Through her work with both foundations, she finds herself giving back to children in Jamaica, as well as elderly and infants in Africa.

Although her famous name may open some doors, anyone can help make a better world.

“You don’t have to be a celebrity. You don’t have to be rich. You don’t have to be a large corporation to be a humanitarian,” Marley stressed. “What it really takes is that inner drive, that instinct to become passionate toward others, having a care for a cause.

“Giving back – it is so important. I think it’s something that helps to develop a society. It doesn’t have to be money. It can be time, or whatever resources you have.”
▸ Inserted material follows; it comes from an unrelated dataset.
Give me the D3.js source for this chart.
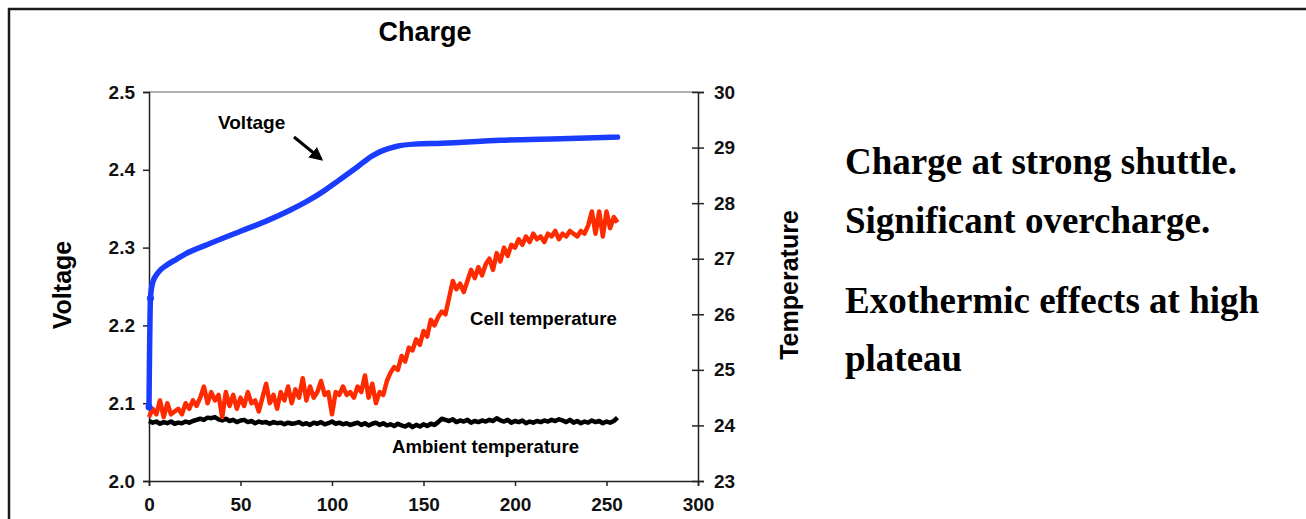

In her family, Marley admitted, they almost have an “overload” of the kindness gene.

“It can be turned on you sometimes, because people take your kindness for weakness,” she said. “You have to know how to manage it.”

Marley was raised to look out for “our brothers, our neighbours, even the man on the street.” In her home, One Love was more than a hit song.

“It’s a way of life. That’s the way we were raised,” she said. “I strongly believe the fame my parents earned, the success they have achieved, is because they’re gifted with kindness. I think Bob’s true purpose was – all the work, all his music – for him to achieve that level.

“With what his legacy has left behind, we are able to help so many people.”

Marley hopes to return to school one day and earn a masters in Social Work, to counsel people in need.

“Sometimes,” she said, “we just don’t have people to talk to. If you want to experience deep appreciation, do something for somebody else.”

Marley was invited to campus by the Caribbean Student Organization to help kick off its Culture Show Weekend.